Obviously, the most important question regarding this agreement is Iran’s actual capacity to develop and use nuclear weapons. We don’t know if Trump’s approach will be more or less effective than Obama’s in limiting that capacity. And we don’t yet know how Iran or the other five countries that participated in this agreement will react.
But I think there are four important lessons from Trump’s move on Iran:
1. Trump didn’t get rid of many of Obama’s major policies in his first year, but that doesn’t mean he won’t over time
Just because something didn’t happen right away doesn’t mean it won’t happen. The Iran deal is only the latest example. The Trump administration failed to repeal the Affordable Care Act legislatively, but it has reshaped Obamacare’s insurance marketplaces. The administration is now seeking to change the law’s Medicaid program by getting states to require people enrolled in Medicaid to either have jobs or be in college or a job-training program. Obamacare could be a much different program by 2020, even if it remains the law of the land. Trump is also getting rid of many Obama-era environmental policies, another signature initiative of the last administration.
2. Trump is reversing Obama’s broader vision of foreign policy
Trump’s decision to exit the Iran deal is a big deal in and of itself, but it’s also a good stand-in for a broader doctrinal difference between Obama and Trump: unilateralism vs. multilateralism.
We didn’t list the Paris climate change agreement by itself1 or the Trans-Pacific Partnership as signature Obama achievements, but the former president was very interested in forming broad, multi-country agreements. I don’t want to downplay Trump’s attempts at diplomacy in North Korea. But Trump’s outreach to Kim Jong Un stands out in part because Trump has otherwise seemed intent on downplaying alliances (ending U.S. participation in the Paris and Iran deals and the TPP, downplaying the importance of NATO, etc.) and having the U.S. make decisions that the international community does not embrace (moving the U.S. embassy in Israel to Jerusalem).
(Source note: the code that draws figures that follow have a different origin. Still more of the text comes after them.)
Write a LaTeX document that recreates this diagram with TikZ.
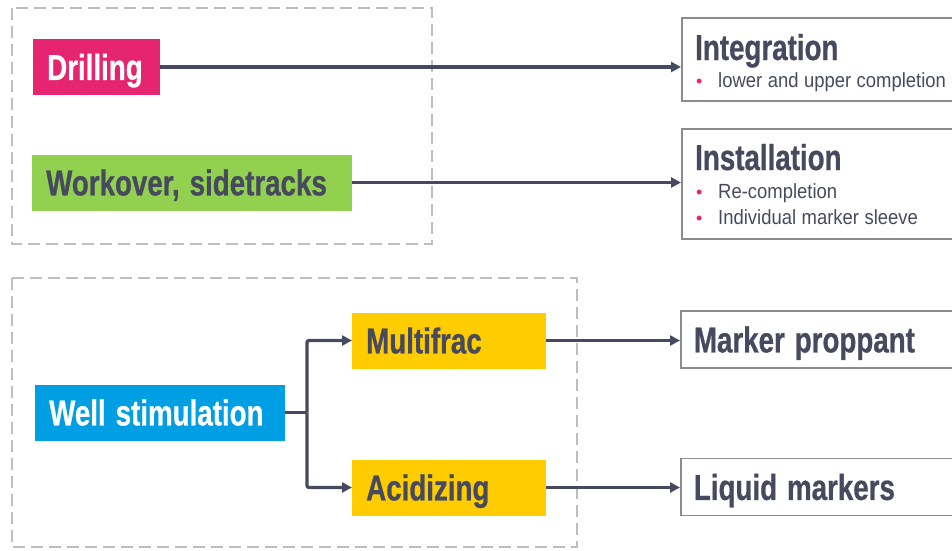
\documentclass[tikz,border=0pt]{standalone}
\usepackage{fontspec}
\setmainfont{Liberation Sans}
\newfontfamily\headfont{Liberation Sans}[FakeStretch=0.77, BoldFeatures={FakeBold=0.7}]
\newfontfamily\itemfont{Liberation Sans}[FakeStretch=0.9]
\usetikzlibrary{arrows.meta}

\definecolor{drillpink}{HTML}{E5256F}
\definecolor{workgreen}{HTML}{92D050}
\definecolor{wellblue}{HTML}{009FE3}
\definecolor{fracyellow}{HTML}{FFCC00}
\definecolor{slate}{HTML}{474A5E}
\definecolor{framegray}{HTML}{8C8C8C}
\definecolor{dashgray}{HTML}{BEBEBE}

\tikzset{
  headtext/.style={font={\headfont\bfseries\fontsize{36}{36}\selectfont},
    execute at begin node={\spaceskip=10pt\relax}},
  stage/.style={headtext, rectangle, anchor=west, inner xsep=14pt, inner ysep=0pt,
    minimum height=56pt, text height=25.8pt, text depth=0pt, align=left},
  outcome/.style={rectangle, draw=framegray, line width=1.8pt, anchor=north west,
    minimum width=320pt, inner sep=0pt},
  outcometext/.style={headtext, rectangle, draw=framegray, line width=1.8pt, anchor=west,
    minimum width=320pt, minimum height=57pt, text width=294pt, inner xsep=13pt,
    inner ysep=0pt, text height=25.8pt, text depth=0pt, align=left, text=slate},
  title/.style={headtext, anchor=base west, inner sep=0pt, text=slate},
  itemtext/.style={font={\itemfont\fontsize{20.5}{20.5}\selectfont},
    execute at begin node={\spaceskip=5.5pt\relax},
    anchor=base west, inner sep=0pt, text=slate},
  itemdot/.style={font={\fontsize{18}{18}\selectfont}, anchor=base west, inner sep=0pt,
    text=drillpink},
  group/.style={draw=dashgray, line width=2.4pt, dash pattern=on 12pt off 6pt},
  link/.style={draw=slate, line width=3.2pt},
  conn/.style={link, -{Triangle[length=10pt,width=10pt]}},
}

\begin{document}
\begin{tikzpicture}[x=1pt, y=-1pt]
  \useasboundingbox (0,0) rectangle (952,550);

  % dashed groupings
  \draw[group] (12,8) rectangle (432,244);
  \draw[group] (12,278) rectangle (577,547);

  % source stages
  \node[stage, fill=drillpink, text=white, text width=99pt]  (drill) at (33,67)    {Drilling};
  \node[stage, fill=workgreen, text=slate, text width=292pt] (work)  at (32,182.5) {Workover, sidetracks};
  \node[stage, fill=wellblue, text=white, text width=222pt]  (well)  at (35,412.5) {Well stimulation};
  \node[stage, fill=fracyellow, text=slate, text width=166pt] (multi) at (352,340.5) {Multifrac};
  \node[stage, fill=fracyellow, text=slate, text width=166pt] (acid)  at (352,487.5) {Acidizing};

  % outcome boxes
  \node[outcome, minimum height=83pt]  (integ)  at (681,17)  {};
  \node[outcome, minimum height=110pt] (instal) at (681,128) {};
  \node[outcometext] (prop) at (680,339.5) {Marker proppant};
  \node[outcometext] (liq)  at (680,487)   {Liquid markers};

  \node[title] (integT) at (695,60) {Integration};
  \node[itemdot]  (integD1) at (696,87) {•};
  \node[itemtext] (integI1) at (718,87) {lower and upper completion};

  \node[title] (instT) at (695,170) {Installation};
  \node[itemdot]  (instD1) at (696,198) {•};
  \node[itemtext] (instI1) at (718,198) {Re-completion};
  \node[itemdot]  (instD2) at (696,224) {•};
  \node[itemtext] (instI2) at (718,224) {Individual marker sleeve};

  % connectors
  \coordinate (split) at (307,412.5);
  \draw[conn] (drill.east) -- (drill.east -| integ.west);
  \draw[conn] (work.east) -- (work.east -| instal.west);
  \draw[link] (well.east) -- (split);
  \draw[conn, rounded corners=2pt] (split) |- (multi.west);
  \draw[conn, rounded corners=2pt] (split) |- (acid.west);
  \draw[conn] (multi.east) -- (multi.east -| prop.west);
  \draw[conn] (acid.east) -- (acid.east -| liq.west);
\end{tikzpicture}
\end{document}
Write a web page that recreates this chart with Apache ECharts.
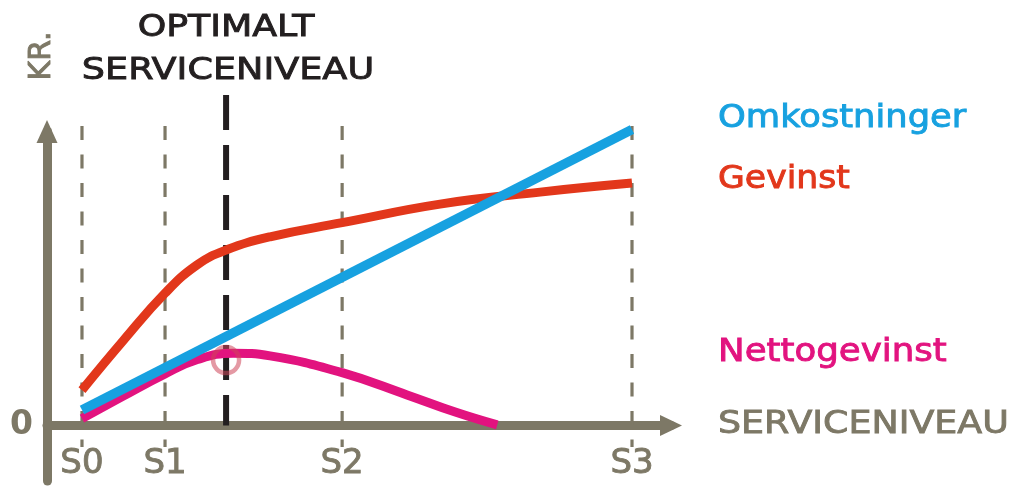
<!DOCTYPE html>
<html><head><meta charset="utf-8">
<script src="https://cdn.jsdelivr.net/npm/echarts@6/dist/echarts.min.js"></script>
<style>html,body{margin:0;padding:0;background:#fff}#c{width:1024px;height:486px}</style>
</head><body><div id="c"></div>
<script>
// Service level positions (S0 = 0, S3 = 100)
const tickValues = [0, 15.1, 47.3, 100];
const tickLabels = ['S0', 'S1', 'S2', 'S3'];
const optimumX = 26.2;

// Omkostninger (costs) – straight line
const costX = [0, 100];
const costY = [5.2, 98.7];

// Gevinst (gain)
const gainX = [0, 7.5, 15.1, 20.9, 26.2, 34.2, 47.3, 65.1, 83.3, 100];
const gainY = [11.8, 28.3, 44.1, 53.5, 58.5, 62.9, 67.6, 73.8, 77.8, 80.8];

// Nettogevinst (net gain)
const netX = [0, 7.5, 15.1, 21, 27.5, 34.2, 47.3, 59.1, 68, 75.5];
const netY = [2.3, 9.8, 17.2, 22.0, 24.1, 23.2, 17.6, 10.2, 4.4, 0.2];
const optimumNet = 21.8;

const seriesNames = ['Omkostninger', 'Gevinst', 'Nettogevinst'];
const colors = ['#17a1e0', '#e2371b', '#e2137f'];
const gray = '#7d7866';
const dark = '#231f20';
const FONT = '"DejaVu Sans"';

const zip = (xs, ys) => xs.map((x, i) => [x, ys[i]]);

const guideSeries = tickValues.map(v => ({
  type: 'line', data: [[v, 99.8], [v, -7.2]], silent: true, clip: false, z: 1, showSymbol: false,
  lineStyle: {color: gray, width: 3.2, type: [14, 14.5], cap: 'butt'}
}));

const txt = (text, x, y, size, color, sx, align, rot) => ({
  type: 'text', x: x, y: y, scaleX: sx, rotation: rot || 0,
  style: {text: text, fill: color, stroke: color, lineWidth: 0.9, font: size + 'px ' + FONT, align: align || 'left', verticalAlign: 'middle'}
});

const chart = echarts.init(document.getElementById('c'), null, {renderer: 'canvas'});
chart.setOption({
  animation: false,
  grid: {left: 47, right: 353, top: 131.5, bottom: 5, containLabel: false, outerBoundsMode: 'none'},
  xAxis: {
    type: 'value', min: -6.36, max: 107.09,
    axisLine: {onZero: true, lineStyle: {color: gray, width: 9}, symbol: ['none', 'triangle'], symbolSize: [21, 22]},
    axisTick: {show: false}, splitLine: {show: false},
    axisLabel: {customValues: tickValues, margin: -34, color: gray, fontFamily: FONT, fontSize: 34,
      textBorderColor: gray, textBorderWidth: 0.9,
      formatter: v => { const i = tickValues.indexOf(v); return i >= 0 ? tickLabels[i] : ''; }}
  },
  yAxis: {
    type: 'value', min: -18.5, max: 98,
    axisLine: {show: true, onZero: false, lineStyle: {color: gray, width: 9}, symbol: ['none', 'triangle'], symbolSize: [21, 23]},
    axisTick: {show: false}, splitLine: {show: false},
    axisLabel: {customValues: [0], margin: 14, color: gray, fontFamily: FONT, fontSize: 33, fontWeight: 'bold',
      formatter: v => String(v)}
  },
  series: guideSeries.concat([
    {
      type: 'line', data: [[optimumX, 110.2], [optimumX, 0]], silent: true, clip: false, z: 3, showSymbol: false,
      lineStyle: {color: dark, width: 6, type: [35, 15], cap: 'butt'}
    },
    {
      name: seriesNames[1], type: 'line', data: zip(gainX, gainY), smooth: 0.45, showSymbol: false, clip: false, z: 4,
      lineStyle: {color: colors[1], width: 9}
    },
    {
      name: seriesNames[2], type: 'line', data: zip(netX, netY), smooth: 0.45, showSymbol: false, clip: false, z: 4,
      lineStyle: {color: colors[2], width: 9},
      markPoint: {
        silent: true, symbol: 'circle', symbolSize: 26, label: {show: false},
        itemStyle: {color: 'rgba(0,0,0,0)', borderColor: 'rgba(205,70,90,0.55)', borderWidth: 4.5},
        data: [{coord: [optimumX, optimumNet]}]
      }
    },
    {
      name: seriesNames[0], type: 'line', data: zip(costX, costY), showSymbol: false, clip: false, z: 5,
      lineStyle: {color: colors[0], width: 9.5}
    }
  ]),
  graphic: [
    txt('OPTIMALT', 226, 28, 31, dark, 1.17, 'center'),
    txt('SERVICENIVEAU', 228, 71, 31, dark, 1.18, 'center'),
    txt('KR.', 42, 56, 30, gray, 1, 'center', Math.PI / 2),
    txt(seriesNames[0], 718, 119, 31.5, colors[0], 1.12),
    txt(seriesNames[1], 718, 180, 31.5, colors[1], 1.1),
    txt(seriesNames[2], 718, 353, 31.5, colors[2], 1.13),
    txt('SERVICENIVEAU', 718, 425, 32.5, gray, 1.12)
  ]
});
</script></body></html>
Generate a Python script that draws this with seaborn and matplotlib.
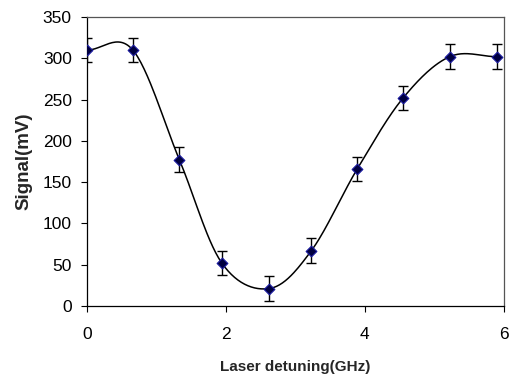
import numpy as np
import pandas as pd
import matplotlib
matplotlib.use("Agg")
import matplotlib.pyplot as plt
import seaborn as sns

# Data
detuning = [0.0, 0.66, 1.33, 1.94, 2.62, 3.23, 3.89, 4.55, 5.22, 5.90]
signal = [310, 310, 177, 52, 21, 67, 166, 252, 302, 302]
error = [15, 15, 15, 15, 15, 15, 15, 15, 15, 15]
x_ticks = [0, 2, 4, 6]
y_ticks = [0, 50, 100, 150, 200, 250, 300, 350]

sns.set_style("ticks")
plt.rcParams['font.family'] = ['Liberation Sans', 'DejaVu Sans']

df = pd.DataFrame({"x": detuning, "y": signal, "err": error})


def smooth_curve(xs, ys, n=30):
    """Catmull-Rom smoothing (like spreadsheet 'smoothed line')."""
    P = np.column_stack([xs, ys]).astype(float)
    ext = np.vstack([2 * P[0] - P[1], P, 2 * P[-1] - P[-2]])
    out = []
    t = np.linspace(0, 1, n)[:, None]
    for i in range(1, len(ext) - 2):
        p0, p1, p2, p3 = ext[i - 1], ext[i], ext[i + 1], ext[i + 2]
        m1 = (p2 - p0) / 2
        m2 = (p3 - p1) / 2
        h00 = 2 * t**3 - 3 * t**2 + 1
        h10 = t**3 - 2 * t**2 + t
        h01 = -2 * t**3 + 3 * t**2
        h11 = t**3 - t**2
        seg = h00 * p1 + h10 * m1 + h01 * p2 + h11 * m2
        out.append(seg if i == 1 else seg[1:])
    arr = np.vstack(out)
    return arr[:, 0], arr[:, 1]


cx, cy = smooth_curve(df["x"], df["y"])
curve = pd.DataFrame({"x": cx, "y": cy})

fig = plt.figure(figsize=(5.12, 3.8), dpi=100)
ax = fig.add_axes([0.170, 0.195, 0.814, 0.760])

sns.lineplot(data=curve, x="x", y="y", ax=ax, color="black", linewidth=1.1,
             sort=False, estimator=None)
ax.errorbar(df["x"], df["y"], yerr=df["err"], fmt="none", ecolor="black",
            elinewidth=1.0, capsize=3.6, capthick=1.0, zorder=3)
sns.scatterplot(data=df, x="x", y="y", ax=ax, marker="D", s=30,
                color="#000040", edgecolor="#1a1aa0", linewidth=0.8, zorder=4)

ax.set_xlim(0, 6)
ax.set_ylim(0, 350)
ax.set_xticks(x_ticks)
ax.set_yticks(y_ticks)
ax.tick_params(labelsize=12.5, direction="out", length=4, width=0.8, colors="black")
ax.tick_params(axis="x", pad=11)
ax.tick_params(axis="y", pad=7)
for s in ax.spines.values():
    s.set_visible(True)
    s.set_color("#555555")
    s.set_linewidth(0.9)
ax.spines["left"].set_color("black")
ax.spines["bottom"].set_color("black")

ax.set_xlabel("Laser detuning(GHz)", fontsize=11, fontweight="bold")
ax.set_ylabel("Signal(mV)", fontsize=13.5, fontweight="bold")
ax.xaxis.set_label_coords(0.5, -0.187)
ax.yaxis.set_label_coords(-0.132, 0.5)

fig.savefig("out.png", dpi=100)
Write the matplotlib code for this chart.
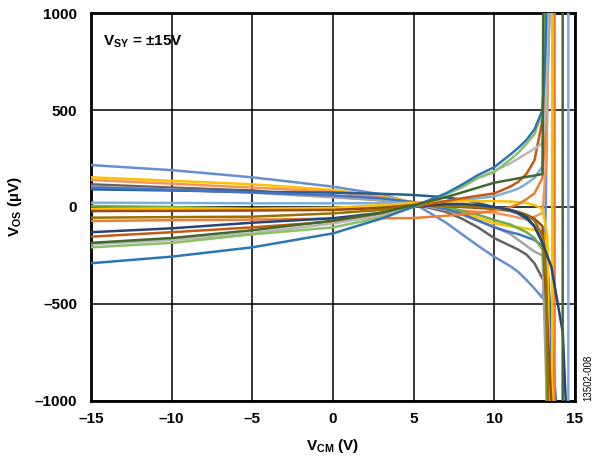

3. The Trump staff shake-up in February and March seemed erratic but made sense in a lot of ways
Trump replaced a national security adviser (H.R. McMaster) and a secretary of state (Rex Tillerson) who viewed this Iran agreement more favorably with new advisers (John Bolton and Mike Pompeo, respectively) who shared the president’s strong skepticism of this Iran agreement. It’s not that McMaster or Tillerson, if they had remained in place, necessarily would have stopped Trump from reimposing the sanctions on Iran. But I assume it’s easier for the president to implement his decisions with staff who are not wary of them and pushing back in private.
4. Trump governs like a Republican, Example No. 6,214
Trump’s decision is big news. And the way he has hinted about this move for more than a year without actually making it is another example of his unorthodox governing style. But remember: Senior Republicans on Capitol Hill strongly opposed the Iran agreement when Obama made it in 2015. The other Republicans who ran for president in 2016 also opposed this agreement and suggested they would get rid of it too. Would, say, Jeb Bush — a more centrist and establishment Republican — have been more likely than Trump to reverse his campaign trail pledge on this issue and try to keep the U.S. in this deal? I think so. But on Iran policy, it’s important to emphasize that Trump’s move was not a particularly Trumpy decision; it was a Republican one.